CEO Klaus Kleinfeld wants to sell metal sheets and parts -- and he’s ready to forsake the side of the company that processes raw materials. That’s understandable after a fourth quarter where the company reported a net loss amid lower aluminum prices and plant closures, even as demand for aircraft and auto parts rose.
Alcoa fell 9 percent to $7.28 at the close in New York, the biggest decline since August 2011. The shares have plunged 55 percent in the past 12 months.
The earnings underscore why Kleinfeld is separating its units that supply the value-added metal components from its legacy smelting and refining business, creating two companies later this year. While aluminum prices have tumbled to the lowest since 2009, Alcoa has invested more than $4 billion since 2014 in its businesses that make components for airplanes, trucks and power plants.

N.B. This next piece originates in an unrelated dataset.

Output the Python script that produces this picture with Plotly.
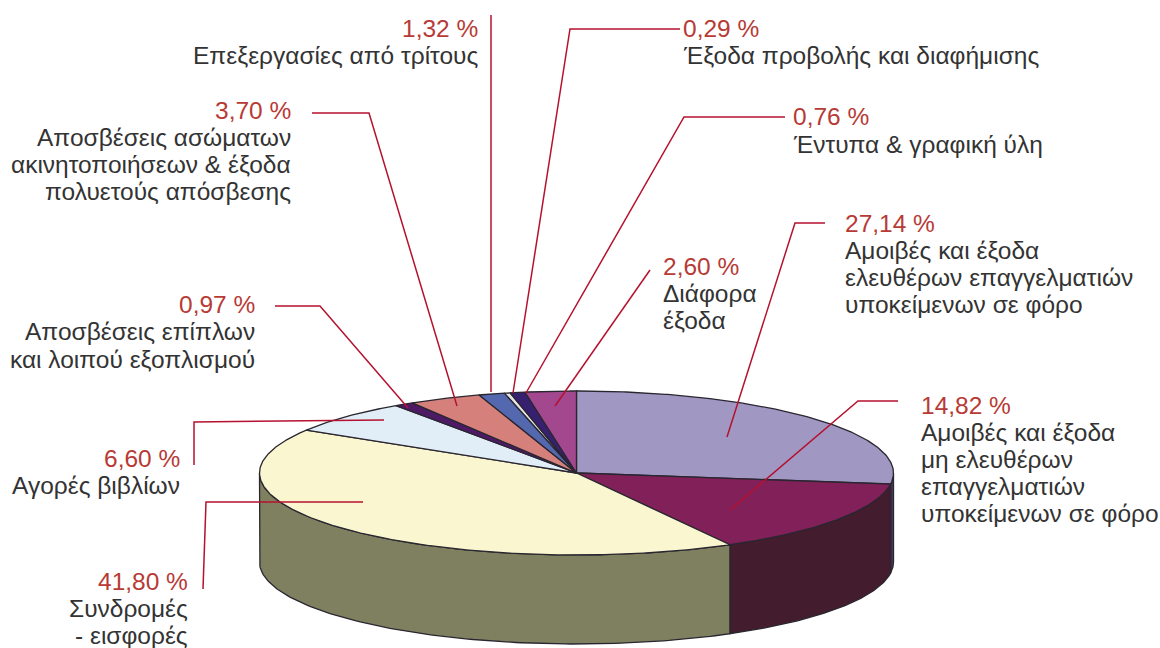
import numpy as np
import plotly.graph_objects as go

value_labels = ["27,14 %", "14,82 %", "41,80 %", "6,60 %", "0,97 %", "3,70 %", "1,32 %", "0,29 %", "0,76 %", "2,60 %"]
shares = [27.14, 14.82, 41.80, 6.60, 0.97, 3.70, 1.32, 0.29, 0.76, 2.60]
category_lines = [
    ["Αμοιβές και έξοδα", "ελευθέρων επαγγελματιών", "υποκείμενων σε φόρο"],
    ["Αμοιβές και έξοδα", "μη ελευθέρων", "επαγγελματιών", "υποκείμενων σε φόρο"],
    ["Συνδρομές", "- εισφορές"],
    ["Αγορές βιβλίων"],
    ["Αποσβέσεις επίπλων", "και λοιπού εξοπλισμού"],
    ["Αποσβέσεις ασώματων", "ακινητοποιήσεων & έξοδα", "πολυετούς απόσβεσης"],
    ["Επεξεργασίες από τρίτους"],
    ["Έξοδα προβολής και διαφήμισης"],
    ["Έντυπα & γραφική ύλη"],
    ["Διάφορα", "έξοδα"],
]
top_colors = ["#A097C3", "#82205A", "#FAF6D0", "#E2EEF7", "#4E1A66", "#D5807A", "#5468B0", "#E6E6E6", "#36206F", "#A3478F"]
wall_colors = ["#4A3A5E", "#431D2E", "#7F8060", "#7F8060", "#7F8060", "#7F8060", "#7F8060", "#7F8060", "#7F8060", "#7F8060"]

# label block layout: anchor, x, y of first line, line pitch
label_pos = [
    ("left", 843, 223, 27.3), ("left", 919, 405, 27), ("right", 190, 581, 27),
    ("right", 182, 458, 27), ("right", 257, 304, 27.5), ("right", 293, 110, 27.3),
    ("right", 480, 28, 27), ("left", 681, 28, 27), ("left", 791, 116, 28), ("left", 661, 266, 27),
]
leaders = [
    [(825, 223), (795, 223), (727, 437)],
    [(898, 401), (858, 401), (730, 510)],
    [(203, 589), (206, 502), (363, 502)],
    [(194, 465), (194, 422), (384, 420)],
    [(275, 306), (320, 306), (408, 408)],
    [(312, 113), (369, 113), (457, 406)],
    [(491, 15), (491, 392)],
    [(680, 29), (570, 29), (513, 393)],
    [(785, 117), (684, 117), (526, 393)],
    [(650, 270), (555, 406)],
]

CX, CY, RX, RY, DEPTH = 576.5, 473, 317, 82, 89
OUTLINE = dict(color="#2a2630", width=1.3)


def ell(theta):
    return CX + RX * np.sin(theta), CY - RY * np.cos(theta)


fig = go.Figure()
edges = np.cumsum([0] + shares) / sum(shares) * 2 * np.pi

# side walls: only the front half (pi/2 .. 3pi/2 clockwise from the top)
for i, col in enumerate(wall_colors):
    a, b = max(edges[i], np.pi / 2), min(edges[i + 1], 3 * np.pi / 2)
    if b <= a:
        continue
    t = np.linspace(a, b, 120)
    x, y = ell(t)
    fig.add_trace(go.Scatter(
        x=np.r_[x, x[::-1], x[0]], y=np.r_[y, y[::-1] + DEPTH, y[0]],
        mode="lines", fill="toself", fillcolor=col, line=OUTLINE, hoverinfo="skip", showlegend=False))

# top face
for i, col in enumerate(top_colors):
    t = np.linspace(edges[i], edges[i + 1], max(4, int(shares[i] * 8)))
    x, y = ell(t)
    fig.add_trace(go.Scatter(
        x=np.r_[CX, x, CX], y=np.r_[CY, y, CY],
        mode="lines", fill="toself", fillcolor=col, line=OUTLINE, hoverinfo="skip", showlegend=False))

# leader lines
for pts in leaders:
    fig.add_trace(go.Scatter(
        x=[p[0] for p in pts], y=[p[1] for p in pts], mode="lines",
        line=dict(color="#B5122F", width=1.5), hoverinfo="skip", showlegend=False))

# texts
FONT = "Liberation Sans"
SIZE = 24.5
annotations = []
for val, lines, (anchor, x, y, pitch) in zip(value_labels, category_lines, label_pos):
    annotations.append(dict(x=x, y=y, text=val, xanchor=anchor, yanchor="middle", showarrow=False,
                            xref="x", yref="y", font=dict(color="#B83A36", size=SIZE, family=FONT)))
    for k, line in enumerate(lines):
        annotations.append(dict(x=x, y=y + pitch * (k + 1), text=line, xanchor=anchor, yanchor="middle",
                                showarrow=False, xref="x", yref="y",
                                font=dict(color="#333333", size=SIZE, family=FONT)))

fig.update_layout(
    width=1160, height=648, margin=dict(l=0, r=0, t=0, b=0),
    paper_bgcolor="white", plot_bgcolor="white", showlegend=False,
    xaxis=dict(range=[0, 1160], visible=False, fixedrange=True),
    yaxis=dict(range=[648, 0], visible=False, fixedrange=True),
    annotations=annotations,
)
fig.write_html("out.html", config={"displayModeBar": False},
               post_script="document.body.style.margin='0';document.body.style.overflow='hidden';")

“The profitability is there in the upstream business,” Anthony Young, an analyst at Macquarie Group Ltd., said in a telephone interview.
The price of aluminum averaged $1,507 a metric ton in the fourth quarter in London, 24 percent less than a year earlier. Alumina, a precursor that the company refines from bauxite and sells to third-party customers as well as smelting into aluminum, dropped 34 percent to average $233 a ton in the quarter according to Metal Bulletin, a trade publication.
To cope with falling aluminum prices amid rising low-cost output from China, Alcoa has divested, closed or curtailed about a third of its global smelting capacity since 2007.
Sales last quarter dropped 18 percent and the company reported a net loss of 39 cents a share as falling aluminum prices dulled the impact of cost-cutting efforts at the New York-based company. Profit excluding one-time items related to smelter closures and taxes was 4 cents a share, helped by rising demand for aircraft parts, Alcoa said Monday in a statement.
The 4-cent earnings excluding one-time items beat the 2-cent average of 13 analysts’ estimates compiled by Bloomberg.
Demand from aerospace companies, Alcoa’s largest source of revenue after primary metals, has increased along with soaring aircraft production. Boeing Co. said its deliveries rose to a record in 2015, exceeding the planemaker’s own target. Airbus Group SE topped its own 2015 target, people familiar with the matter said Jan. 1. Boeing and Airbus are Alcoa’s biggest customers by revenue, according to data compiled by Bloomberg.
Alcoa expects 2016 global aerospace sales to increase 8 percent to 9 percent over 2015 on “continued robust demand for large commercial aircraft and jet engines.”